Is it better to buy or rent in North Vancouver right now?
For buyers with a five-year or longer horizon, stable income, and sufficient down payment, buying generally wins financially on the North Shore — driven by forced equity accumulation and the leverage effect on a market that has historically appreciated. On a pure month-to-month cash flow basis, renting a comparable unit is usually $900–$1,500/month cheaper. The horizon is what determines which side of the calculation dominates: under three years, transaction costs make renting almost certainly the right call; beyond five years, buying wins for most buyers who can comfortably carry the cost. Between three and five years, it's genuinely situation-dependent and worth modelling with your actual numbers.
How much do I need to save to buy a condo in North Vancouver?
Entry-level one-bedroom condos in North Vancouver start around $580,000–$650,000. At 20% down (to avoid CMHC insurance), that requires $116,000–$130,000 in down payment — plus closing costs of roughly $10,000–$15,000 (property transfer tax, legal fees, home inspection, moving). All-in, plan for $130,000–$150,000 in liquid savings. The FHSA (up to $40,000 lifetime) and RRSP Home Buyers' Plan (up to $60,000) can provide a significant portion of this. With 10% down on a $650,000 purchase, you need $65,000 down plus closing costs but will pay CMHC insurance of approximately $22,000 added to your mortgage — which is why 20% is the more efficient target if achievable.
What first-time buyer programs are available in BC?
The most impactful are: (1) the FHSA — contribute up to $8,000/year (lifetime $40,000) in a tax-deductible account, withdraw tax-free for a first home purchase; (2) the RRSP Home Buyers' Plan — withdraw up to $60,000 from your RRSP tax-free toward a first home, repay over 15 years; (3) the BC Property Transfer Tax first-time buyer exemption — waives PTT entirely on purchases under $500,000, with a partial exemption up to $525,000; and (4) the Federal First Home Buyer's Tax Credit — $1,500 tax credit in the purchase year. Note: at North Shore price points ($600,000+), the PTT exemption does not apply — buyers pay full PTT on the portion above $525,000. The FHSA and RRSP HBP programs apply regardless of price.
When does buying make more financial sense than renting in North Vancouver?
Two conditions generally need to be true: a horizon of at least five years in the same property, and comfortable serviceability of the monthly carrying cost (mortgage, strata, property tax) without financially stretching. When both hold, the equity accumulation effect and historical appreciation on the North Shore make buying the stronger financial position. A third condition strengthens the case: sufficient down payment to avoid CMHC insurance (20%). Buyers who are on a three-to-five year timeline, or who are stretching to make payments work, are in a materially different situation and should model their specific numbers rather than applying the general rule.

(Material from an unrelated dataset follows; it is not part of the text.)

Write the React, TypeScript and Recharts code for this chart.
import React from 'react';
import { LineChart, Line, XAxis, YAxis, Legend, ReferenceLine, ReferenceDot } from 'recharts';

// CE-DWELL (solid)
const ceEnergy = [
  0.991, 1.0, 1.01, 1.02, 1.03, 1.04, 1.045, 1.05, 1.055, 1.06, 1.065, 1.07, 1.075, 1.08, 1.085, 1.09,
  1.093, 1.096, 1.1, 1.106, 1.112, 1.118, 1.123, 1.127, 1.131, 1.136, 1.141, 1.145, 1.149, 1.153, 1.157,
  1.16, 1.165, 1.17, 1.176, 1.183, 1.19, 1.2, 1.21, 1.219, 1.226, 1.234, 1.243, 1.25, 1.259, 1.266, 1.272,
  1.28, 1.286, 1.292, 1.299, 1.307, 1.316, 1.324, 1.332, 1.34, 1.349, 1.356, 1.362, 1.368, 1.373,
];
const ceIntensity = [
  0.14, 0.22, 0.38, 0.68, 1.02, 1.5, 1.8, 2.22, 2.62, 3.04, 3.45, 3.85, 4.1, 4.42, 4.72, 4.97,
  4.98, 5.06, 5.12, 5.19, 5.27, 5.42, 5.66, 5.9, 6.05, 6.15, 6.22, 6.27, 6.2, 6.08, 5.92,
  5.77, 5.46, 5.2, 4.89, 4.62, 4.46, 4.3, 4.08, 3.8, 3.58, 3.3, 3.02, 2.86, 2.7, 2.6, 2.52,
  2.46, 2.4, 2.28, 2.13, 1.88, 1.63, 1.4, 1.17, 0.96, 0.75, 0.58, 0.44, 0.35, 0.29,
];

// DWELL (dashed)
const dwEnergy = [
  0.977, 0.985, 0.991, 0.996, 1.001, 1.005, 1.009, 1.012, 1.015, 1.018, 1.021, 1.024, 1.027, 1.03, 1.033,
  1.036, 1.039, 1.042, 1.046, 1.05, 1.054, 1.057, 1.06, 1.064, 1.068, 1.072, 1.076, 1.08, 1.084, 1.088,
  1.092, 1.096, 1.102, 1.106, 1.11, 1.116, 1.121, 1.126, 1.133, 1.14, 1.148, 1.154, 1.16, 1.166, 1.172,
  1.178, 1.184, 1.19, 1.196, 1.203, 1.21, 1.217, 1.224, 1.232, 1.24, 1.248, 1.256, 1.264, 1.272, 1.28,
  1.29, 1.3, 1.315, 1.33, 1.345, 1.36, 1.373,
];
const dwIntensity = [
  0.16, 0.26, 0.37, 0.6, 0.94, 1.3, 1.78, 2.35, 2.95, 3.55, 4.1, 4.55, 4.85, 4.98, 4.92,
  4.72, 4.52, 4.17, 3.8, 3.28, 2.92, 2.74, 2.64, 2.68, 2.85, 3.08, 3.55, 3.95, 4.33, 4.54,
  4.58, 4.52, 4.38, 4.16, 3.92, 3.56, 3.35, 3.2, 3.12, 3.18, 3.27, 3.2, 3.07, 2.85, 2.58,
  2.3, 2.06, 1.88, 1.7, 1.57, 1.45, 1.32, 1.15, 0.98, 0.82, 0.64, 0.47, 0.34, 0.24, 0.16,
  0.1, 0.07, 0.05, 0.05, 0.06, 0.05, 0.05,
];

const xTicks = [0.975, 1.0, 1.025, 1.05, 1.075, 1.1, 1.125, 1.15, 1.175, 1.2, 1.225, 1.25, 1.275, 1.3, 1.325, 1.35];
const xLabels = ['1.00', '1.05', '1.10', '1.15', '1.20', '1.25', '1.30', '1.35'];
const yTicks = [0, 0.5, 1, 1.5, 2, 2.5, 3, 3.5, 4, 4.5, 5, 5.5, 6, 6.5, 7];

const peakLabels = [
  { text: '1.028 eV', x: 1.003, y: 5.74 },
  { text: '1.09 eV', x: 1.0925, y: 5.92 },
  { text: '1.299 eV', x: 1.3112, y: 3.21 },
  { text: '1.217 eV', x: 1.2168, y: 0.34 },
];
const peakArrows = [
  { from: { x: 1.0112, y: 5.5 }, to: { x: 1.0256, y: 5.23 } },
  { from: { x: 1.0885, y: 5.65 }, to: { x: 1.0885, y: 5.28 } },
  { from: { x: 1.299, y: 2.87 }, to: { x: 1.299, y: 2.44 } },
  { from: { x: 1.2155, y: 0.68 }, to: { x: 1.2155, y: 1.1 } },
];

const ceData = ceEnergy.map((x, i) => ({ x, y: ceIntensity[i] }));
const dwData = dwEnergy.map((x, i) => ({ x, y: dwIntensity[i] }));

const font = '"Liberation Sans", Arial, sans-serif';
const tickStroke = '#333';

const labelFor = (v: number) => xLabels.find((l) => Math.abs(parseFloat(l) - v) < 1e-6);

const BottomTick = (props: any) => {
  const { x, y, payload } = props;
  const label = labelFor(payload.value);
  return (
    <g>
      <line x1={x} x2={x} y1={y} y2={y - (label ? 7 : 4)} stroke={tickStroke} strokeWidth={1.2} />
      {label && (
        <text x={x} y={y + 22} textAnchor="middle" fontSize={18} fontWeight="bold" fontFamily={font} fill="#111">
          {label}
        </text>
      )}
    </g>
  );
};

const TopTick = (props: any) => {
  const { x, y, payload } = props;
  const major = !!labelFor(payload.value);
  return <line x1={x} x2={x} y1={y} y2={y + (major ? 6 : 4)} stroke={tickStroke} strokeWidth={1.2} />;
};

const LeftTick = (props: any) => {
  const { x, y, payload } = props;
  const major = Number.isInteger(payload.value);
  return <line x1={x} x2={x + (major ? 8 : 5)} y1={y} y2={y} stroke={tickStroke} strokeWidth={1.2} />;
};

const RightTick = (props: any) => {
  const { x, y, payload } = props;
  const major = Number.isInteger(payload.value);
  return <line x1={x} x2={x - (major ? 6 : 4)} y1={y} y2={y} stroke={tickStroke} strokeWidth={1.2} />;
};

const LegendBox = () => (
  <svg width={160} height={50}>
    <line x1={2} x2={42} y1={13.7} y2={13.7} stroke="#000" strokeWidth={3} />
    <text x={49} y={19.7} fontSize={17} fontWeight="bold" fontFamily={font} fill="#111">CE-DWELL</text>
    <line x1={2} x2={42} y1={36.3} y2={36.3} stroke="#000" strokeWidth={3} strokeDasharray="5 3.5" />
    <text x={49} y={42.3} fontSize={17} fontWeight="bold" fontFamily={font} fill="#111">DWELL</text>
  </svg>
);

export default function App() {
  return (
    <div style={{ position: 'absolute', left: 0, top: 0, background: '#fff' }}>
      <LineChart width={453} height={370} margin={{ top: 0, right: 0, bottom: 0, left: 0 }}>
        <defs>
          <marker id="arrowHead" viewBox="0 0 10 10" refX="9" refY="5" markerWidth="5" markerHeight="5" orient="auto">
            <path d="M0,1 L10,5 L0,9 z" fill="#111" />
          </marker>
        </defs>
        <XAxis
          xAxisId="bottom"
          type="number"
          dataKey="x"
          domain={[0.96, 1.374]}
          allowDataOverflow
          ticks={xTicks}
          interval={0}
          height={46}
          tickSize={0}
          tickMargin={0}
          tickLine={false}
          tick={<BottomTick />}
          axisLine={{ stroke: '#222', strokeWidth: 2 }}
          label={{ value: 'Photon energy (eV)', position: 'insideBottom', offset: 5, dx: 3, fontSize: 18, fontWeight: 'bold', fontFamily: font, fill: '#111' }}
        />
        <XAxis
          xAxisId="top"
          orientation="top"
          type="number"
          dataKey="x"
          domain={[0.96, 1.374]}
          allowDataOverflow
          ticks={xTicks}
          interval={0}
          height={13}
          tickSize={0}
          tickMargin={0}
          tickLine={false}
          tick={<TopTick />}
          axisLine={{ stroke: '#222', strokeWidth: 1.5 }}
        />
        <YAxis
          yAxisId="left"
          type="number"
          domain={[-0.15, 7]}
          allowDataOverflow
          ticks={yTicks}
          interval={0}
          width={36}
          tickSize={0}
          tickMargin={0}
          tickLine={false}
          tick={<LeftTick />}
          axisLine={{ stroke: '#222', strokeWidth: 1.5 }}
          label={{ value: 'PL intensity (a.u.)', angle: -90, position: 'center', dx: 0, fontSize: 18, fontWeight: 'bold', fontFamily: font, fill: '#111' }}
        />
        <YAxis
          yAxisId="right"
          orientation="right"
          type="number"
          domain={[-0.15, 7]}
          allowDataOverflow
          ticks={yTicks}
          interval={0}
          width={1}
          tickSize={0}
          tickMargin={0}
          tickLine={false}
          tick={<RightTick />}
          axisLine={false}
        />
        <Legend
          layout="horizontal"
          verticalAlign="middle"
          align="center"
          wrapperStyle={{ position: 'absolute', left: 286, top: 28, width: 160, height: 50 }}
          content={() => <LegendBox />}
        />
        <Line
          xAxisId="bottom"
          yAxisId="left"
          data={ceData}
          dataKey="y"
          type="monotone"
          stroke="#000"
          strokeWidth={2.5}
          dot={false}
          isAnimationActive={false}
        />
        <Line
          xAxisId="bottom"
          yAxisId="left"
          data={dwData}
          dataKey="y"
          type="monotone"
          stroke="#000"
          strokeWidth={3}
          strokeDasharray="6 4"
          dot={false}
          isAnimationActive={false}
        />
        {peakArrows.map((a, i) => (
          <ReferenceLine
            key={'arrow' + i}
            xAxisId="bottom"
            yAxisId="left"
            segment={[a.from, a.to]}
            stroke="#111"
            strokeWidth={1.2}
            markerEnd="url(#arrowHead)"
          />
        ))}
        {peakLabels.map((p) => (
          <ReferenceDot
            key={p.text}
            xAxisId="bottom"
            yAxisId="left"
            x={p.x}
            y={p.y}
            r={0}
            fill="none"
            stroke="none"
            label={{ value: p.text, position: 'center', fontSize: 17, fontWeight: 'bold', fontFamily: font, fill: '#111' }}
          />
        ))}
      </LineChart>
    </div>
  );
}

What is the average rent vs. mortgage cost in North Vancouver?
A one-bedroom rental in North Vancouver currently runs $2,400–$2,900/month depending on building, floor, and location. A comparable owned one-bedroom condo (purchased at $650,000–$720,000 with 20% down) carries a mortgage payment of approximately $3,100–$3,500/month plus strata fees of $400–$650 and property taxes of $200–$275 — all-in ownership cost of roughly $3,700–$4,400/month. The raw premium to own is $800–$1,500/month. Netting out the equity component of the mortgage payment (principal paydown, roughly $850–$1,050/month in the early years) brings the effective premium down to approximately $0–$600/month in most scenarios — a number that varies significantly with interest rates, purchase price, and down payment.
Should I buy a pre-sale or resale condo in North Vancouver?
Both have meaningful trade-offs. Pre-sale: lower entry price in the current cycle (pre-sales often launch 15–20% below where the completed building will trade at occupancy), no strata history to review (risk of unknown building issues), completion 18–36 months away (market could move either direction), no guarantee of the exact product you viewed. Resale: you see exactly what you're buying, strata documents reveal the building's financial health and any problem history, immediate occupancy, but full current-market pricing. On the North Shore, resale condos have a strong track record and a deep pool of inventory. Pre-sales make more sense for buyers with flexibility on timing and appetite for construction-phase uncertainty; resale suits buyers who need certainty on the product and the timeline.